During the Middle Ages, too, each letter was imbued with its own inherent meanings, and often delicately illustrated to tell a moral story readers needed to decode. This allowed illiterate members of society to find salvation even when they were unable to read the Bible. As examples, the letter ‘T’ was understood to represent the cross upon which Christ was crucified; the letter ‘Y’ was understood to represent a fork in the road – the choice between good and evil.
Even the act of reciting the alphabet took on religious overtones, de Looze said. “The alphabet was referred to as ‘La Croix de Dieu,’ or ‘God’s Cross,’ and children would cross themselves before reciting it.”

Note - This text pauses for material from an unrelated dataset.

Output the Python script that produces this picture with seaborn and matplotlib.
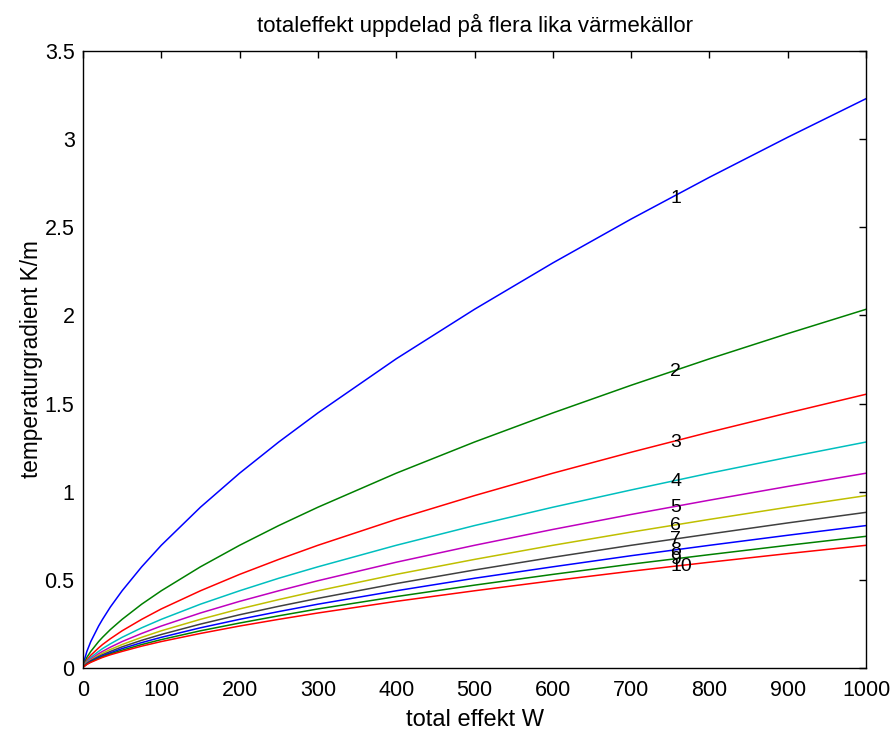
import numpy as np
import pandas as pd
import matplotlib
matplotlib.use("Agg")
import matplotlib.pyplot as plt
from matplotlib.ticker import FuncFormatter
import seaborn as sns

# ── Data ──────────────────────────────────────────────────────────────────────
effekt = [1, 5, 10, 20, 25, 35, 50, 75, 100, 150, 200, 250, 300,
          400, 500, 600, 700, 800, 900, 1000]

# one curve per number of heat sources (1..10)
k1  = [0.032, 0.094, 0.150, 0.238, 0.276, 0.346, 0.438, 0.574, 0.696, 0.912, 1.105, 1.282, 1.447,
       1.754, 2.035, 2.298, 2.547, 2.784, 3.011, 3.230]
k2  = [0.020, 0.060, 0.094, 0.150, 0.174, 0.218, 0.276, 0.362, 0.438, 0.574, 0.696, 0.808, 0.912,
       1.105, 1.282, 1.447, 1.604, 1.754, 1.897, 2.035]
k3  = [0.016, 0.045, 0.072, 0.114, 0.133, 0.166, 0.211, 0.276, 0.335, 0.438, 0.531, 0.616, 0.696,
       0.843, 0.978, 1.105, 1.224, 1.338, 1.447, 1.553]
k4  = [0.013, 0.038, 0.060, 0.094, 0.110, 0.137, 0.174, 0.228, 0.276, 0.362, 0.438, 0.509, 0.574,
       0.696, 0.808, 0.912, 1.010, 1.105, 1.195, 1.282]
k5  = [0.011, 0.032, 0.051, 0.081, 0.094, 0.118, 0.150, 0.196, 0.238, 0.312, 0.378, 0.438, 0.495,
       0.600, 0.696, 0.786, 0.871, 0.952, 1.030, 1.105]
k6  = [0.010, 0.029, 0.045, 0.072, 0.084, 0.105, 0.133, 0.174, 0.211, 0.276, 0.335, 0.388, 0.438,
       0.531, 0.616, 0.696, 0.771, 0.843, 0.912, 0.978]
k7  = [0.009, 0.026, 0.041, 0.065, 0.075, 0.094, 0.120, 0.157, 0.190, 0.249, 0.302, 0.350, 0.395,
       0.479, 0.556, 0.628, 0.696, 0.760, 0.823, 0.883]
k8  = [0.008, 0.024, 0.038, 0.060, 0.069, 0.086, 0.110, 0.144, 0.174, 0.228, 0.276, 0.320, 0.362,
       0.438, 0.509, 0.574, 0.637, 0.696, 0.753, 0.808]
k9  = [0.008, 0.022, 0.035, 0.055, 0.064, 0.080, 0.101, 0.133, 0.161, 0.211, 0.255, 0.296, 0.335,
       0.405, 0.470, 0.531, 0.589, 0.643, 0.696, 0.747]
k10 = [0.007, 0.020, 0.032, 0.051, 0.060, 0.075, 0.094, 0.124, 0.150, 0.196, 0.238, 0.276, 0.312,
       0.378, 0.438, 0.495, 0.549, 0.600, 0.649, 0.696]

kurvor = [k1, k2, k3, k4, k5, k6, k7, k8, k9, k10]
etiketter = ["1", "2", "3", "4", "5", "6", "7", "8", "9", "10"]

# curve labels sit on the curves at 750 W
etikett_x = 750
etikett_y = [2.666, 1.680, 1.282, 1.058, 0.912, 0.808, 0.729, 0.667, 0.616, 0.574]

# classic MATLAB colour order b g r c m y k, then repeats
farger = ["#0000ff", "#008000", "#ff0000", "#00bfbf", "#bf00bf",
          "#bfbf00", "#404040", "#0000ff", "#008000", "#ff0000"]

x_ticks = [0, 100, 200, 300, 400, 500, 600, 700, 800, 900, 1000]
y_ticks = [0, 0.5, 1, 1.5, 2, 2.5, 3, 3.5]

# ── Long-form table for seaborn ───────────────────────────────────────────────
df = pd.DataFrame({
    "effekt": np.tile(effekt, len(kurvor)),
    "gradient": np.concatenate(kurvor),
    "kallor": np.repeat(etiketter, len(effekt)),
})

sns.set_theme(style="white")
plt.rcParams["font.family"] = ["Liberation Sans Narrow", "Liberation Sans", "DejaVu Sans"]

fig = plt.figure(figsize=(8.92, 7.31), dpi=100)
ax = fig.add_axes([0.093, 0.0862, 0.878, 0.844])

sns.lineplot(data=df, x="effekt", y="gradient", hue="kallor",
             hue_order=etiketter, palette=farger, linewidth=1.1,
             legend=False, ax=ax, estimator=None, sort=False)

for lab, ly in zip(etiketter, etikett_y):
    ax.text(etikett_x, ly, lab, ha="left", va="center", fontsize=14, color="black")

ax.set_xlim(0, 1000)
ax.set_ylim(0, 3.5)
ax.set_xticks(x_ticks)
ax.set_yticks(y_ticks)
ax.yaxis.set_major_formatter(FuncFormatter(lambda v, p: f"{v:g}"))
ax.tick_params(direction="in", length=5, width=1, top=True, right=True,
               labelsize=15.5, colors="black")
ax.tick_params(axis="x", pad=8.5)
ax.tick_params(axis="y", pad=6)
for sp in ax.spines.values():
    sp.set_visible(True)
    sp.set_color("black")
    sp.set_linewidth(1.0)

ax.set_xlabel("total effekt W", fontsize=17, color="black", labelpad=6)
ax.set_ylabel("temperaturgradient K/m", fontsize=16.3, color="black", labelpad=1)
ax.set_title("totaleffekt uppdelad på flera lika värmekällor", fontsize=16,
             color="black", pad=14)

fig.savefig("out.png", dpi=100, facecolor="white")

By the Renaissance, however, society’s view of the alphabet had become secularized and letters were compared to the human form – particularly Leonardo da Vinci’s Vitruvian Man. As societies entered the 19th and 20th centuries, letters began to steadily lose their individual meanings altogether. We began to focus on words, not letters. “These days, letters seem to be more seen as sources of content to be consumed without their individual meanings,” de Looze added.

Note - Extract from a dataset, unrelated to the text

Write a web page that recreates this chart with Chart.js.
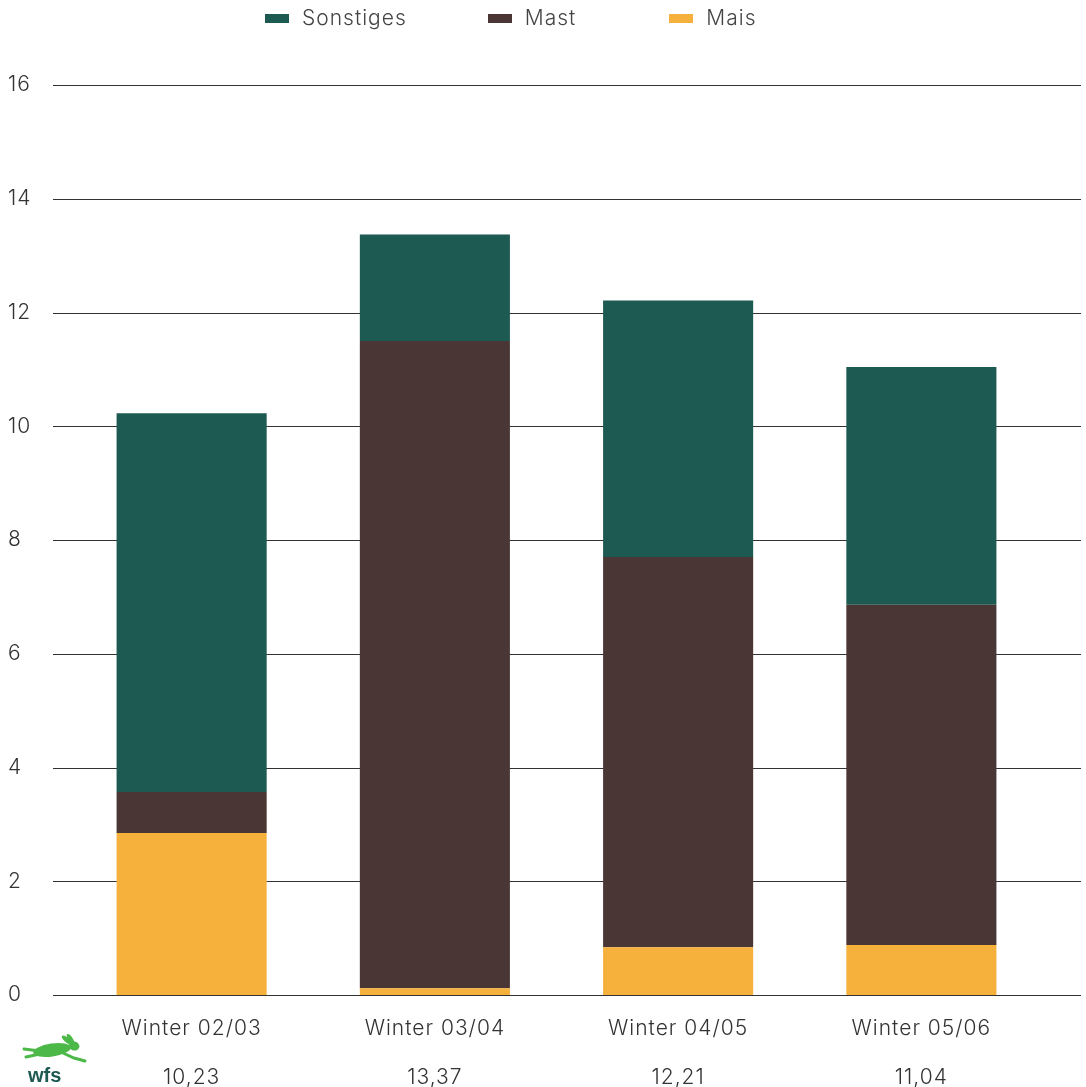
<!DOCTYPE html>
<html>
<head>
<meta charset="utf-8">
<script src="https://cdn.jsdelivr.net/npm/chart.js@4"></script>
<style>
  html, body { margin: 0; padding: 0; background: #fff; overflow: hidden; }
  #wrap { position: relative; width: 1086px; height: 1087px; }
  #legend { position: absolute; top: 6px; left: 265px; display: flex; font-family: Inter, sans-serif; font-weight: 300; font-size: 21px; letter-spacing: 1px; color: #444; }
  #legend .item { display: flex; align-items: center; line-height: 24px; }
  #legend .item:nth-child(1) { margin-right: 81px; }
  #legend .item:nth-child(2) { margin-right: 93px; }
  #legend .box { width: 24px; height: 9px; margin-right: 13px; }
</style>
</head>
<body>
<div id="wrap">
  <div id="legend"></div>
  <canvas id="myChart" width="1086" height="1087"></canvas>
</div>
<script>
const categories = ['Winter 02/03', 'Winter 03/04', 'Winter 04/05', 'Winter 05/06'];
const totals = ['10,23', '13,37', '12,21', '11,04'];
const mais = [2.85, 0.12, 0.84, 0.88];
const mast = [0.72, 11.38, 6.86, 5.98];
const sonstiges = [6.66, 1.87, 4.51, 4.18];

const FONT = 'Inter, sans-serif';

// wider letters, closer to the original typeface
const spacing = {
  id: 'spacing',
  beforeInit(chart) { chart.ctx.letterSpacing = '1px'; },
  beforeUpdate(chart) { chart.ctx.letterSpacing = '1px'; },
  beforeDraw(chart) { chart.ctx.letterSpacing = '1px'; }
};

// grid lines run wider than the plot area
const wideGrid = {
  id: 'wideGrid',
  beforeDatasetsDraw(chart) {
    const y = chart.scales.y;
    const c = chart.ctx;
    c.save();
    c.strokeStyle = '#333';
    c.lineWidth = 1;
    y.ticks.forEach(t => {
      const py = Math.round(y.getPixelForValue(t.value)) + 0.5;
      c.beginPath();
      c.moveTo(53, py);
      c.lineTo(1081, py);
      c.stroke();
    });
    c.restore();
  }
};

// wfs logo bottom left
const logo = {
  id: 'logo',
  afterDraw(chart) {
    const c = chart.ctx;
    c.save();
    c.letterSpacing = '0px';
    c.fillStyle = '#4cb848';
    c.beginPath();
    c.ellipse(52, 1050, 19, 6.5, -0.15, 0, Math.PI * 2);
    c.fill();
    c.beginPath();
    c.ellipse(74, 1046, 5.5, 4.5, 0.2, 0, Math.PI * 2);
    c.fill();
    c.beginPath();
    c.ellipse(67, 1040, 2.4, 6.5, -0.9, 0, Math.PI * 2);
    c.fill();
    c.beginPath();
    c.ellipse(70.5, 1039, 2.2, 6, -0.6, 0, Math.PI * 2);
    c.fill();
    c.lineWidth = 3;
    c.lineCap = 'round';
    c.strokeStyle = '#4cb848';
    c.beginPath();
    c.moveTo(40, 1051); c.lineTo(24, 1049);
    c.moveTo(40, 1054); c.lineTo(26, 1057);
    c.moveTo(63, 1053); c.lineTo(74, 1058); c.lineTo(85, 1061);
    c.stroke();
    c.fillStyle = '#1d5a52';
    c.font = 'bold 20px "Liberation Sans", sans-serif';
    c.textBaseline = 'alphabetic';
    c.fillText('wfs', 28, 1082);
    c.restore();
  }
};

const datasets = [
  { label: 'Mais', data: mais, backgroundColor: '#f5b13c' },
  { label: 'Mast', data: mast, backgroundColor: '#4a3735' },
  { label: 'Sonstiges', data: sonstiges, backgroundColor: '#1d5a52' }
];

const legendEl = document.getElementById('legend');
datasets.slice().reverse().forEach(ds => {
  const item = document.createElement('div');
  item.className = 'item';
  item.innerHTML = '<span class="box" style="background:' + ds.backgroundColor + '"></span><span>' + ds.label + '</span>';
  legendEl.appendChild(item);
});

const ctx = document.getElementById('myChart');
new Chart(ctx, {
  type: 'bar',
  data: {
    labels: categories.map((c, i) => [c, totals[i]]),
    datasets: datasets.map(d => Object.assign({ barPercentage: 0.617, categoryPercentage: 1, borderWidth: 0 }, d))
  },
  options: {
    responsive: false,
    animation: false,
    layout: { padding: { left: 8, right: 43, top: 85, bottom: 0 } },
    plugins: { legend: { display: false }, tooltip: { enabled: false } },
    scales: {
      x: {
        stacked: true,
        grid: { display: false },
        border: { display: false },
        ticks: { color: '#333', padding: 2, font: { family: FONT, size: 21, weight: 300, lineHeight: 2.3 } },
        afterFit(scale) { scale.height = 92; }
      },
      y: {
        stacked: true,
        min: 0,
        max: 16,
        grid: { display: false },
        border: { display: false },
        ticks: { stepSize: 2, crossAlign: 'far', color: '#333', font: { family: FONT, size: 21, weight: 300 } },
        afterFit(scale) { scale.width = 62; }
      }
    }
  },
  plugins: [spacing, wideGrid, logo]
});
</script>
</body>
</html>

Just don’t expect our reliance on the alphabet to end anytime soon.
“A Westerner’s view of the world is conditioned by the alphabet at a very young age – it’s part of our socialization,” de Looze said, pointing to the presence of illustrated letters ringing nearly every first-grade classroom.
While our writing has taken on new forms with the advent of digital technologies, the zeros and ones of binary code fired off into the ether are still reminiscent of the ties between numbers and letters identified by the Ancient Greeks thousands of years ago.
If anything, we’re using the alphabet more than ever, even if we don’t take the time to think about it. In fact, with the dominant spread of language, the United States has taken over the world culturally and alphabetically, de Looze said.
“It’s kind of a melting pot,” he added, as culture is transferred to new societies through language they, in turn, influence ours.
From every corner, these random characters continue to shape how we think about, and convey, nearly everything.
“The alphabet is a consistent lens through which we view the world,” de Looze concludes. “It’s amazing a set of 22-26 arbitrary symbols can express anything you ever want to express.”